◆ DATA PROVIDED ◆
········

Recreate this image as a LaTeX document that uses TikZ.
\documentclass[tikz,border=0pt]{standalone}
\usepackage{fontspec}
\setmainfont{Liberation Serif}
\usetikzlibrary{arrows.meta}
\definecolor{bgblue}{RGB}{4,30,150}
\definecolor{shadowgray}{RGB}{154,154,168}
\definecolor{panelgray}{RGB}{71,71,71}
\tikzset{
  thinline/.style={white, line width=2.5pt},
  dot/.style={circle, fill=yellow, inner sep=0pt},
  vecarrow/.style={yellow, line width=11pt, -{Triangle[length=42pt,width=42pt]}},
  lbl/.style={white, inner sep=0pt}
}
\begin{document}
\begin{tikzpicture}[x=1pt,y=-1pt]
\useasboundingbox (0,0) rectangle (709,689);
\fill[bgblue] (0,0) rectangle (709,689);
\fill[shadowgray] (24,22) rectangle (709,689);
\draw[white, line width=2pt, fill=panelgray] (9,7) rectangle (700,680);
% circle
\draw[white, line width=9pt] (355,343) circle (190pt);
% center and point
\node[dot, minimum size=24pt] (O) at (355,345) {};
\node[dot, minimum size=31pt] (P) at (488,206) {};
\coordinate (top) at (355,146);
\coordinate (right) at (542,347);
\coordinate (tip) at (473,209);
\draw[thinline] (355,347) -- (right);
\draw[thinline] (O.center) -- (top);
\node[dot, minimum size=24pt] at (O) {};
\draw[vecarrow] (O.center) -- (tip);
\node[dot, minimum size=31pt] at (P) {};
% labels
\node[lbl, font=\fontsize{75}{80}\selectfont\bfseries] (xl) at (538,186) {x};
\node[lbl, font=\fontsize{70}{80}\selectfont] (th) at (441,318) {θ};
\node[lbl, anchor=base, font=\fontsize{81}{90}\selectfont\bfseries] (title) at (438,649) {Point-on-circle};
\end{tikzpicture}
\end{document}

········

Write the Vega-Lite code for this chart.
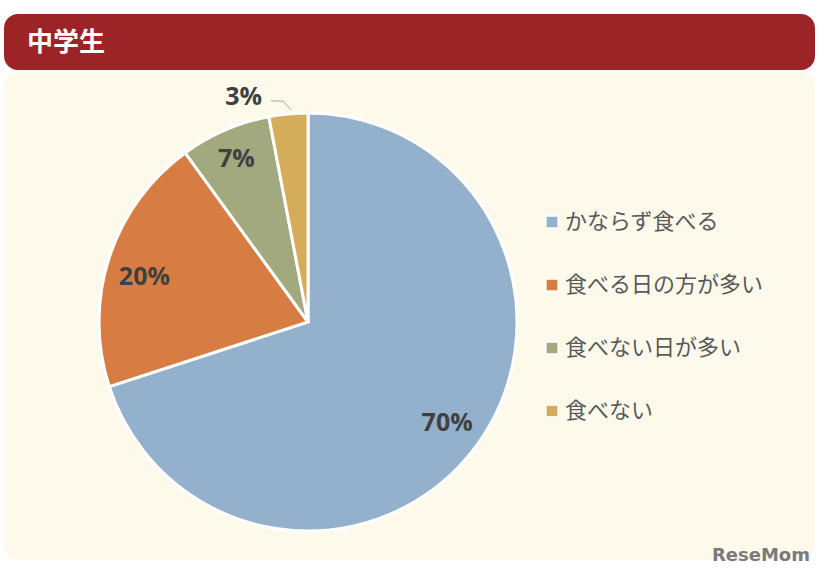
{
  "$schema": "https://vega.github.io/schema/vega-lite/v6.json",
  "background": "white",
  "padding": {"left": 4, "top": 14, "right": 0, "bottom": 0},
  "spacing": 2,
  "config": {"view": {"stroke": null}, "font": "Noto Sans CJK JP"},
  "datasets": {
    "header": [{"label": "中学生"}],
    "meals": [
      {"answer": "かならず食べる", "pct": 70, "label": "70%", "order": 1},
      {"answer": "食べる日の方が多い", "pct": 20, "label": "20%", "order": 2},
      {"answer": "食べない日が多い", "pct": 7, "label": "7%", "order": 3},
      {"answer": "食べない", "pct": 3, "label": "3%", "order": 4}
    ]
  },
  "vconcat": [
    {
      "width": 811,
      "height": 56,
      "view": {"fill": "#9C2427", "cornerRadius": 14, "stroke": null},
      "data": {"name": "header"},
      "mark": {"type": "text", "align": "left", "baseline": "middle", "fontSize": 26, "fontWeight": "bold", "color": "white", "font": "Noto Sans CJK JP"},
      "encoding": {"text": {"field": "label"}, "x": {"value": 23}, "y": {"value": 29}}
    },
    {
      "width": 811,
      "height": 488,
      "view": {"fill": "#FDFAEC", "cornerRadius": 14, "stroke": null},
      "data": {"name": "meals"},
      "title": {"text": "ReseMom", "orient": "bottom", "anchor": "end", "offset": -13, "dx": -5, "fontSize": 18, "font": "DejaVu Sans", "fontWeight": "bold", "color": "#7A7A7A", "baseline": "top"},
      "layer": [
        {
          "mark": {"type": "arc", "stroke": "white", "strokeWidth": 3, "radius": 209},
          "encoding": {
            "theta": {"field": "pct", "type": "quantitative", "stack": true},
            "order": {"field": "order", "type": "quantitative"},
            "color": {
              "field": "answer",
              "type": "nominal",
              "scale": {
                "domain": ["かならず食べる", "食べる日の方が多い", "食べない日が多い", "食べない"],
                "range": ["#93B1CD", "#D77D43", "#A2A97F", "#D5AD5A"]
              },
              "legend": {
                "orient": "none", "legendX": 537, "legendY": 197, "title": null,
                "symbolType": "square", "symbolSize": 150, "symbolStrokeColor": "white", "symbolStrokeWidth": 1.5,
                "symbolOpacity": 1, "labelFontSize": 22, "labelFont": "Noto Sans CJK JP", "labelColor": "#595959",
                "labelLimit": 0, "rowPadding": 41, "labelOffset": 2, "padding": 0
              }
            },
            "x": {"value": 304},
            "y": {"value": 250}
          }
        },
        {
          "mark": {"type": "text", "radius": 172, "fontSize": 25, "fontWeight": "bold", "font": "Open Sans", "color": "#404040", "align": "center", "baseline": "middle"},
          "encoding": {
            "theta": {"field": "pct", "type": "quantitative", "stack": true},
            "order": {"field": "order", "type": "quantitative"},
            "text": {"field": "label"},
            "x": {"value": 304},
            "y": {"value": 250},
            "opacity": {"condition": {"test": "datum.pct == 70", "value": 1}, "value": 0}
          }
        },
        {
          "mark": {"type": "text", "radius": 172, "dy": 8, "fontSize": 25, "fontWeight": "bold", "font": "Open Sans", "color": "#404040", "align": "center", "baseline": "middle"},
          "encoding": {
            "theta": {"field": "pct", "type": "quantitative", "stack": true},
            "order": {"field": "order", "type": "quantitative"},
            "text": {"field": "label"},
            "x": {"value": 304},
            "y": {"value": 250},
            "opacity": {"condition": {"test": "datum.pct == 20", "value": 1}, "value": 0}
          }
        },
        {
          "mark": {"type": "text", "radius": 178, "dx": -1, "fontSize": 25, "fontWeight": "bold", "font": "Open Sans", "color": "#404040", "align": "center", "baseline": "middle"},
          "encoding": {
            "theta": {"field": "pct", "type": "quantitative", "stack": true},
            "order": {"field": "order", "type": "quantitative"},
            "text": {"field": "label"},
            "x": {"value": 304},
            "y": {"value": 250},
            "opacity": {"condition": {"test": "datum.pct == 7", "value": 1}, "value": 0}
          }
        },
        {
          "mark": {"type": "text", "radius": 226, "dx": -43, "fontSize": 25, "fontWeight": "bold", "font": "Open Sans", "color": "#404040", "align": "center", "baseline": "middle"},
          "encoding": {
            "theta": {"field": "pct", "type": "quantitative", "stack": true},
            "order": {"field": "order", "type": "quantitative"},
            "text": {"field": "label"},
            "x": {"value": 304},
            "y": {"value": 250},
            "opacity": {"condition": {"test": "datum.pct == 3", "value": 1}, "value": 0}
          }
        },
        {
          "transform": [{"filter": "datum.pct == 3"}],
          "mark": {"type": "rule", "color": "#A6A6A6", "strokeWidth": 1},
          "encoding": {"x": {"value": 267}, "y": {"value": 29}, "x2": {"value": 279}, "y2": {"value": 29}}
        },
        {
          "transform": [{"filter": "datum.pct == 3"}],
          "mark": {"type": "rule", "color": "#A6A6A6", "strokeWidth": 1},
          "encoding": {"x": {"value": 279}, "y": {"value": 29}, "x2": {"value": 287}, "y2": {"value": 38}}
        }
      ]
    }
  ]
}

········

◆ BRIEF ◆
Copy out each line of the records that holds the string "this".

◆ IN RESPONSE ◆
Recreate this image as a LaTeX document that uses TikZ.
Write the Vega-Lite code for this chart.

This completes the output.